こうした困難を乗り越えて、自分自身のプロダクションCuibarを設立、レコード会社も自分で設立して、独立独歩で活動してきました。大手レーベルの販促キャンペーンとは無縁となりましたし、すべてのことを自分でやるのは、財政的にも精神的にもかなり負担が大きいと推察されます。しかし、つねにリスクをとり、挑戦する生き方、誰にも追随せず、自分の主人公として自らの芸術の道をすすむ姿には、潔さを感じます。

ホセ・クーラのモットーは、「今を楽しめ」。Tシャツのロゴ「Carpe Diem」は、ラテン語で「今を全力で生きろ」「今を楽しめ」などの意味。彼の口癖で、50歳の誕生日に子どもたちがプレゼントしたものとのこと。FBで紹介。
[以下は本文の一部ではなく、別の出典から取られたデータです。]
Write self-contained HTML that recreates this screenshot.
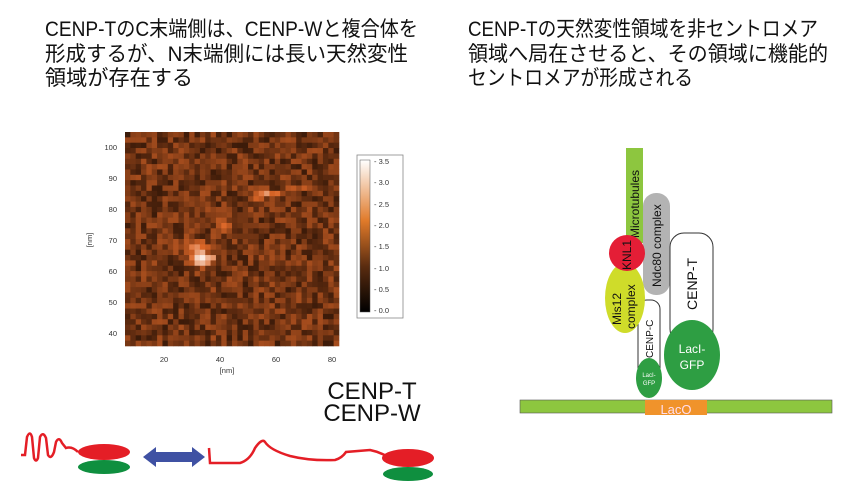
<!DOCTYPE html>
<html><head><meta charset="utf-8"><style>
html,body{margin:0;padding:0;background:#fff;}
svg{display:block;}
.jp{font-family:"Liberation Sans","Noto Sans CJK JP",sans-serif;font-size:21px;fill:#111;}
.ax{font-family:"Liberation Sans",sans-serif;font-size:7.5px;fill:#333;}
.lb{font-family:"Liberation Sans",sans-serif;fill:#111;}
</style></head><body>
<svg id="s" width="860" height="495" viewBox="0 0 860 495" xmlns="http://www.w3.org/2000/svg">
<text class="jp" x="45" y="36" textLength="373" lengthAdjust="spacingAndGlyphs">CENP-TのC末端側は、CENP-Wと複合体を</text>
<text class="jp" x="45" y="61" textLength="363" lengthAdjust="spacingAndGlyphs">形成するが、N末端側には長い天然変性</text>
<text class="jp" x="45" y="85" textLength="148" lengthAdjust="spacingAndGlyphs">領域が存在する</text>
<text class="jp" x="468" y="36" textLength="350" lengthAdjust="spacingAndGlyphs">CENP-Tの天然変性領域を非セントロメア</text>
<text class="jp" x="468" y="61" textLength="360" lengthAdjust="spacingAndGlyphs">領域へ局在させると、その領域に機能的</text>
<text class="jp" x="468" y="85" textLength="225" lengthAdjust="spacingAndGlyphs">セントロメアが形成される</text>

<!-- heatmap -->
<rect x="125" y="132" width="214" height="214" fill="#6b3a1c"/>
<g id="hm"></g>
<g class="ax" text-anchor="end">
<text x="117" y="150">100</text><text x="117" y="181">90</text><text x="117" y="212">80</text>
<text x="117" y="243">70</text><text x="117" y="274">60</text><text x="117" y="305">50</text><text x="117" y="336">40</text>
</g>
<g class="ax" text-anchor="middle">
<text x="164" y="362">20</text><text x="220" y="362">40</text><text x="276" y="362">60</text><text x="332" y="362">80</text>
<text x="227" y="373">[nm]</text>
<text x="92" y="240" transform="rotate(-90 92 240)">[nm]</text>
</g>
<rect x="357" y="155" width="46" height="163" fill="#fff" stroke="#888" stroke-width="0.8"/>
<defs><linearGradient id="cb" x1="0" y1="1" x2="0" y2="0">
<stop offset="0" stop-color="#000"/><stop offset="0.3" stop-color="#5a2c10"/><stop offset="0.6" stop-color="#e07a2a"/><stop offset="1" stop-color="#fff"/>
</linearGradient></defs>
<rect x="360" y="160" width="10" height="152" fill="url(#cb)" stroke="#555" stroke-width="0.5"/>
<g class="ax">
<text x="374" y="164">- 3.5</text><text x="374" y="185">- 3.0</text><text x="374" y="207">- 2.5</text>
<text x="374" y="228">- 2.0</text><text x="374" y="249">- 1.5</text><text x="374" y="271">- 1.0</text>
<text x="374" y="292">- 0.5</text><text x="374" y="313">- 0.0</text>
</g>

<!-- bottom left -->
<text class="lb" x="372" y="399" font-size="24" text-anchor="middle">CENP-T</text>
<text class="lb" x="372" y="421" font-size="24" text-anchor="middle">CENP-W</text>
<path d="M21,455 L25,455 L27,437 Q30,430 32,437 L34,458 Q36,463 38,458 L40,437 Q43,431 46,438 L48,455 Q51,460 54,452 L56,442 Q59,436 62,443 L66,448 Q72,446 78,452" fill="none" stroke="#e41e26" stroke-width="2.5"/>
<ellipse cx="104" cy="452" rx="26" ry="8" fill="#e41e26"/>
<ellipse cx="104" cy="467" rx="26" ry="7" fill="#0f8f3f"/>
<path d="M143,457 L156,447 L156,452 L192,452 L192,447 L205,457 L192,467 L192,462 L156,462 L156,467 Z" fill="#3f51a3"/>
<path d="M209,448 L210,463 L240,463 Q250,460 255,448 Q262,438 265,442 Q270,450 290,456 Q310,461 335,460 Q342,458 346,452 L370,450 Q380,452 390,458" fill="none" stroke="#e41e26" stroke-width="2.5"/>
<ellipse cx="408" cy="458" rx="26" ry="9" fill="#e41e26"/>
<ellipse cx="408" cy="474" rx="25" ry="7" fill="#0f8f3f"/>

<!-- right diagram -->
<rect x="520" y="400" width="312" height="13" fill="#8dc63f" stroke="#555" stroke-width="0.6"/>
<rect x="645" y="400" width="62" height="15" fill="#f0932b"/>
<text class="lb" x="676" y="414" font-size="13" text-anchor="middle" style="fill:#fde">LacO</text>
<rect x="626" y="148" width="17" height="95" fill="#8dc63f"/>
<text class="lb" x="639" y="238" font-size="12" transform="rotate(-90 639 238)">Microtubules</text>
<rect x="643" y="193" width="27" height="102" rx="13" fill="#b3b3b3"/>
<text class="lb" x="661" y="287" font-size="12" transform="rotate(-90 661 287)">Ndc80 complex</text>
<rect x="670" y="233" width="43" height="110" rx="14" fill="#fff" stroke="#333" stroke-width="1"/>
<text class="lb" x="697" y="310" font-size="14" transform="rotate(-90 697 310)">CENP-T</text>
<rect x="638" y="300" width="22" height="92" rx="9" fill="#fff" stroke="#333" stroke-width="1"/>
<text class="lb" x="653" y="358" font-size="10" transform="rotate(-90 653 358)">CENP-C</text>
<ellipse cx="625" cy="298" rx="20" ry="35" fill="#cfdc2a"/>
<text class="lb" x="621" y="325" font-size="12" transform="rotate(-90 621 325)">Mis12</text>
<text class="lb" x="635" y="329" font-size="12" transform="rotate(-90 635 329)">complex</text>
<circle cx="627" cy="253" r="18" fill="#e41e36"/>
<text class="lb" x="631" y="270" font-size="12" transform="rotate(-90 631 270)">KNL1</text>
<ellipse cx="692" cy="355" rx="28" ry="35" fill="#2e9e43"/>
<text class="lb" x="692" y="353" font-size="12" text-anchor="middle" style="fill:#fff">LacI-</text>
<text class="lb" x="692" y="369" font-size="12" text-anchor="middle" style="fill:#fff">GFP</text>
<ellipse cx="649" cy="378" rx="13" ry="20" fill="#2e9e43"/>
<text class="lb" x="649" y="377" font-size="6" text-anchor="middle" style="fill:#fff">LacI-</text>
<text class="lb" x="649" y="385" font-size="6" text-anchor="middle" style="fill:#fff">GFP</text>
</svg>
<script>
(function(){
var g=document.getElementById('hm'),seed=7;
function r(){seed=(seed*16807)%2147483647;return seed/2147483647;}
var n=40,c=214/n,h='';
var blobs=[[34,64,4,2,0.75],[31,68,5,2,0.35],[42,75,3,2,0.3],[58,85,5,1,0.35],[67,87,3,1,0.3],[54,83,5,3,0.15]];
for(var i=0;i<n;i++)for(var j=0;j<n;j++){
 var xn=8+i*(74/n),yn=104-j*(69/n);
 var v=0.12+r()*0.32;
 blobs.forEach(function(b){var dx=(xn-b[0])/b[2],dy=(yn-b[1])/b[3];v+=b[4]*Math.exp(-(dx*dx+dy*dy));});
 v=Math.min(1,v);var R,G,B;
 if(v<0.6){var t=v/0.6;R=20+t*200;G=8+t*95;B=2+t*38;}
 else{var t=(v-0.6)/0.4;R=220+t*35;G=103+t*150;B=40+t*210;}
 h+='<rect x="'+(125+i*c).toFixed(2)+'" y="'+(132+j*c).toFixed(2)+'" width="'+(c+0.3).toFixed(2)+'" height="'+(c+0.3).toFixed(2)+'" fill="rgb('+(R|0)+','+(G|0)+','+(B|0)+')"/>';
}
g.innerHTML=h;
})();
</script>
</body></html>
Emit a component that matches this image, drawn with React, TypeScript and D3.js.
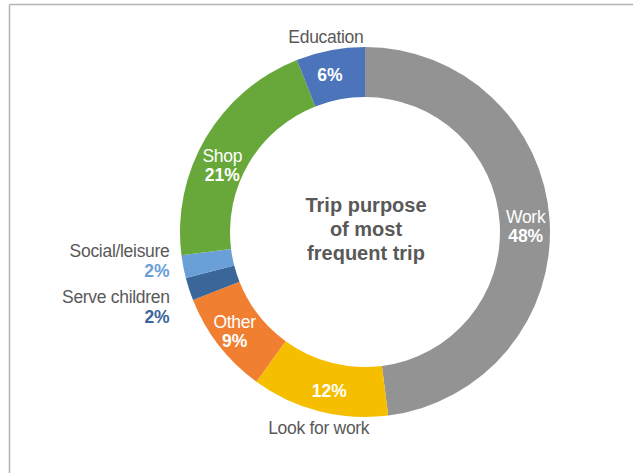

ホセ・クーラの魅力というと、その独特の声とドラマティックな表現に定評がありますが、私がとりわけひかれるのは、こうした彼の生き方です。
大劇場やマスコミ、大手レコード会社などにこびたり、遠慮することなく、自ら信じるアーティストとしての道を、自分の力で切り開いてきました。インタビューでもいつも率直で、フランクに自分の考えを述べます。平和のことや社会問題にも積極的に発言をしています。
もちろん批判を受けたり、大劇場からのオファーが激減することもあったようです。でもその困難な道を今日にいたるまで歩みつづけてきました。

やはり音楽産業、商業主義の世界で、大きな組織などの後ろ盾をもたず、しかもマスコミや大劇場にも媚びず、迎合せず、芸術的な面では言いたいことを言い、自らやりたいことをやるクーラのような存在は、ある意味、異色、異端であり、つねに批判にさらされ、クーラといえば「傲慢」というレッテルがついてまわっているように思います。でもインタビューなどを読んだり、直接彼と出会った人の印象によると、非常にフランクで、率直、ユーモアがあり、知的な人物であることがうかがえます。

苦渋の決断と困難を経て、自らの芸術的探求にもとづき、自立精神旺盛に、歌、指揮、演出・舞台デザイン、作曲・・と、多面的探求が、まだまだ続きます。